• EXERCISE PROMPT
The records underneath are to be repeated exactly, with the pictures left out.
### DATA ENTRIES
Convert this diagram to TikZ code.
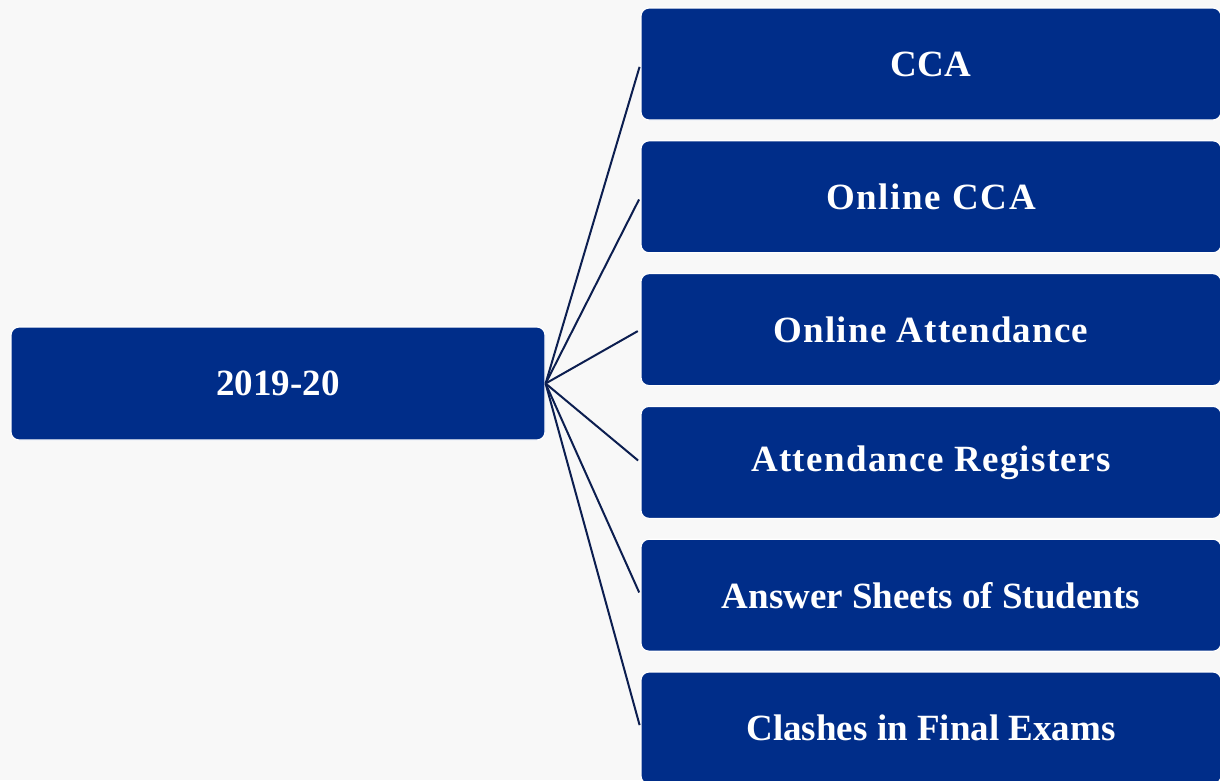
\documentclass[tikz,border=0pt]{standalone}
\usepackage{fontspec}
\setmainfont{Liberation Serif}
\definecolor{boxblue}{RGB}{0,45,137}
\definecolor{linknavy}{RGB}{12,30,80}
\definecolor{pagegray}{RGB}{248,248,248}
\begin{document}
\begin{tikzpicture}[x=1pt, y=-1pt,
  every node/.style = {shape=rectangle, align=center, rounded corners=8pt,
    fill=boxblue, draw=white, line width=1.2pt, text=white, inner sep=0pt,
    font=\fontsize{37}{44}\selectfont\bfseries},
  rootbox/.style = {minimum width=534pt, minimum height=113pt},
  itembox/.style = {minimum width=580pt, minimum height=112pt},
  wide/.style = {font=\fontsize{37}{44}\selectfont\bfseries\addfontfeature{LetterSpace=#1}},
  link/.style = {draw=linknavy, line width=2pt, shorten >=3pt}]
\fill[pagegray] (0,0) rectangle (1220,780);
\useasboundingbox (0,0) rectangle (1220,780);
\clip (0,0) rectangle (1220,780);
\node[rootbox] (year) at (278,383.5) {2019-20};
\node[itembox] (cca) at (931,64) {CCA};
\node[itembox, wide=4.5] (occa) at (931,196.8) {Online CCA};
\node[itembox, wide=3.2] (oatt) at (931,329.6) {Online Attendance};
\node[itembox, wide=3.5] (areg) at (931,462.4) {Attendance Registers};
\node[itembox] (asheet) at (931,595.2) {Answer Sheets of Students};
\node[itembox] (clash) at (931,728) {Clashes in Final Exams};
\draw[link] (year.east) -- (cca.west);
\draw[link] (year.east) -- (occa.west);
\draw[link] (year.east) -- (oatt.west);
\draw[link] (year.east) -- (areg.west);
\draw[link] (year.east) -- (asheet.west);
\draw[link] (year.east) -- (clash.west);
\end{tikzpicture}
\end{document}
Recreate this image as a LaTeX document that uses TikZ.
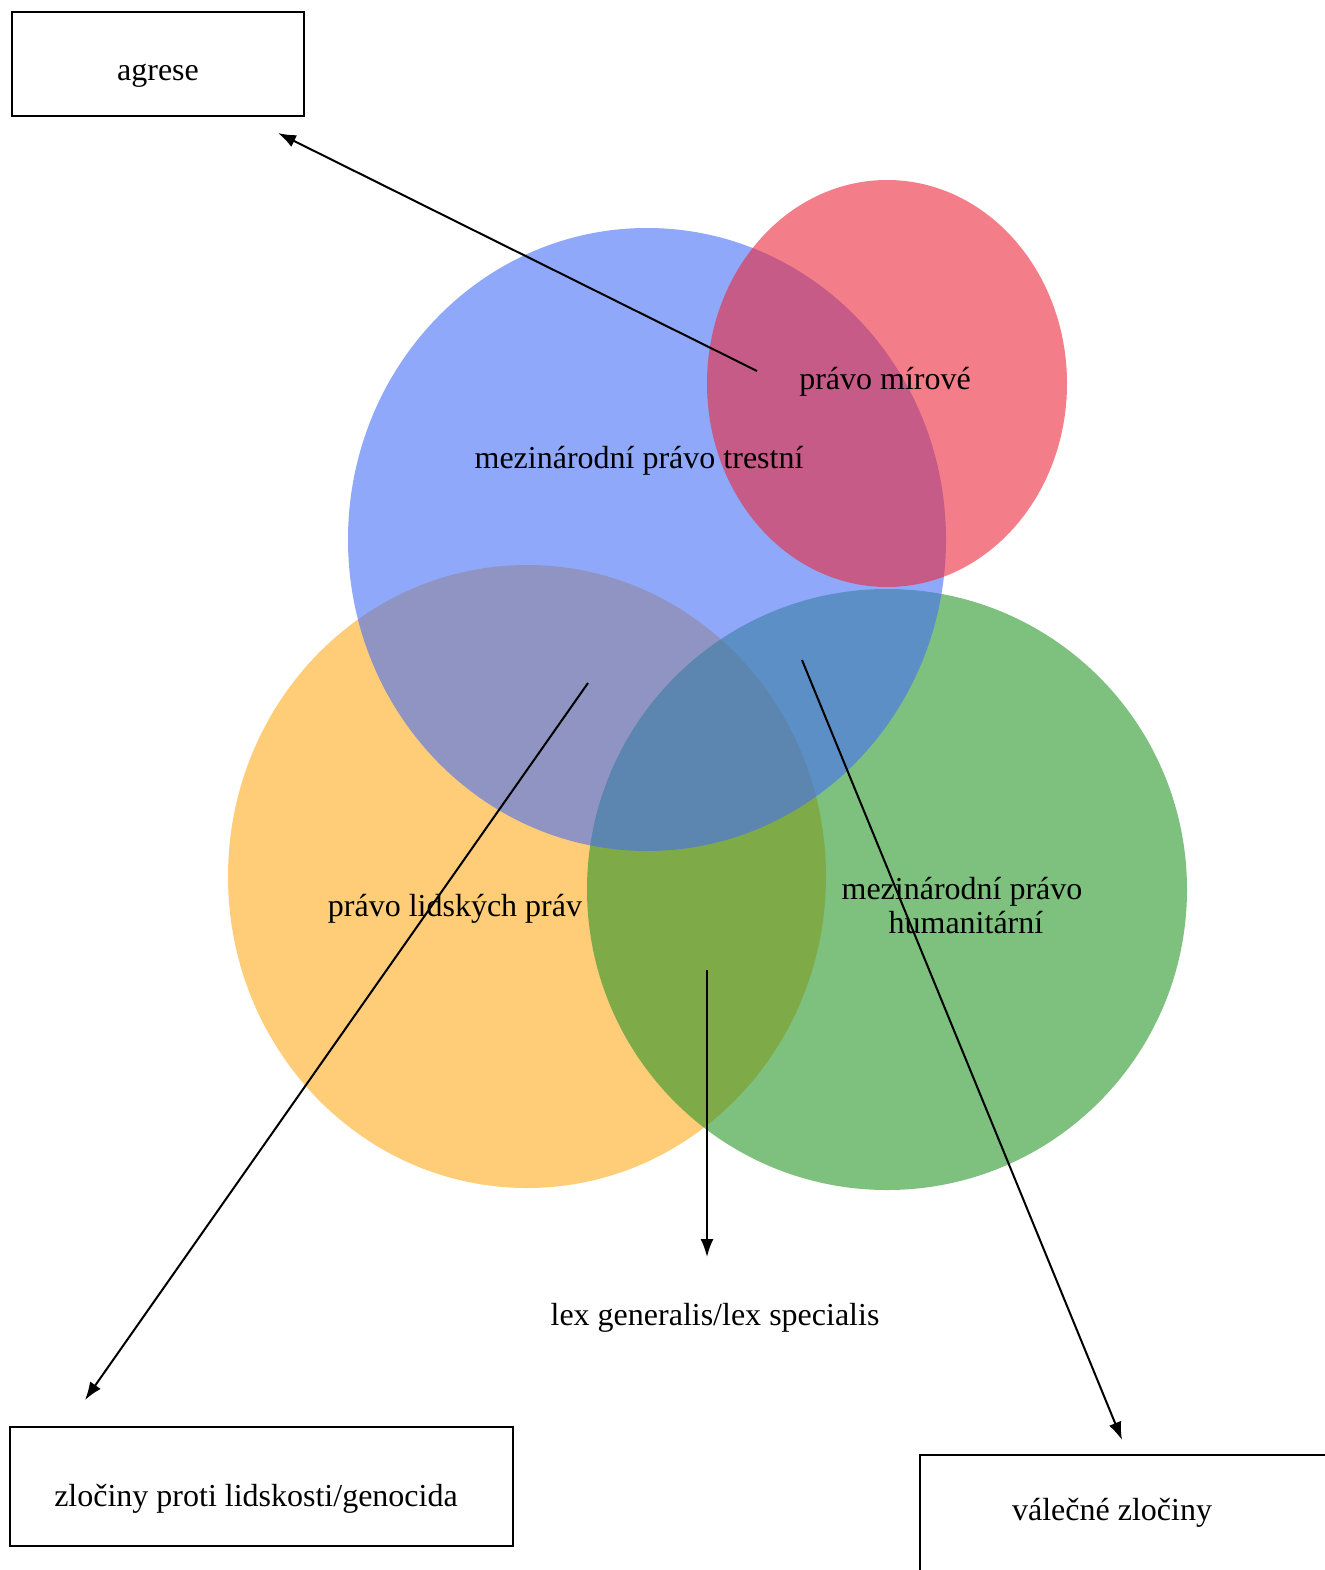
######
• ANSWER TO THIS TASK
Convert this diagram to TikZ code.
\documentclass[tikz,border=0pt]{standalone}
\usepackage{fontspec}
\setmainfont{Liberation Serif}
\definecolor{boxblue}{RGB}{0,45,137}
\definecolor{linknavy}{RGB}{12,30,80}
\definecolor{pagegray}{RGB}{248,248,248}
\begin{document}
\begin{tikzpicture}[x=1pt, y=-1pt,
  every node/.style = {shape=rectangle, align=center, rounded corners=8pt,
    fill=boxblue, draw=white, line width=1.2pt, text=white, inner sep=0pt,
    font=\fontsize{37}{44}\selectfont\bfseries},
  rootbox/.style = {minimum width=534pt, minimum height=113pt},
  itembox/.style = {minimum width=580pt, minimum height=112pt},
  wide/.style = {font=\fontsize{37}{44}\selectfont\bfseries\addfontfeature{LetterSpace=#1}},
  link/.style = {draw=linknavy, line width=2pt, shorten >=3pt}]
\fill[pagegray] (0,0) rectangle (1220,780);
\useasboundingbox (0,0) rectangle (1220,780);
\clip (0,0) rectangle (1220,780);
\node[rootbox] (year) at (278,383.5) {2019-20};
\node[itembox] (cca) at (931,64) {CCA};
\node[itembox, wide=4.5] (occa) at (931,196.8) {Online CCA};
\node[itembox, wide=3.2] (oatt) at (931,329.6) {Online Attendance};
\node[itembox, wide=3.5] (areg) at (931,462.4) {Attendance Registers};
\node[itembox] (asheet) at (931,595.2) {Answer Sheets of Students};
\node[itembox] (clash) at (931,728) {Clashes in Final Exams};
\draw[link] (year.east) -- (cca.west);
\draw[link] (year.east) -- (occa.west);
\draw[link] (year.east) -- (oatt.west);
\draw[link] (year.east) -- (areg.west);
\draw[link] (year.east) -- (asheet.west);
\draw[link] (year.east) -- (clash.west);
\end{tikzpicture}
\end{document}
Recreate this image as a LaTeX document that uses TikZ.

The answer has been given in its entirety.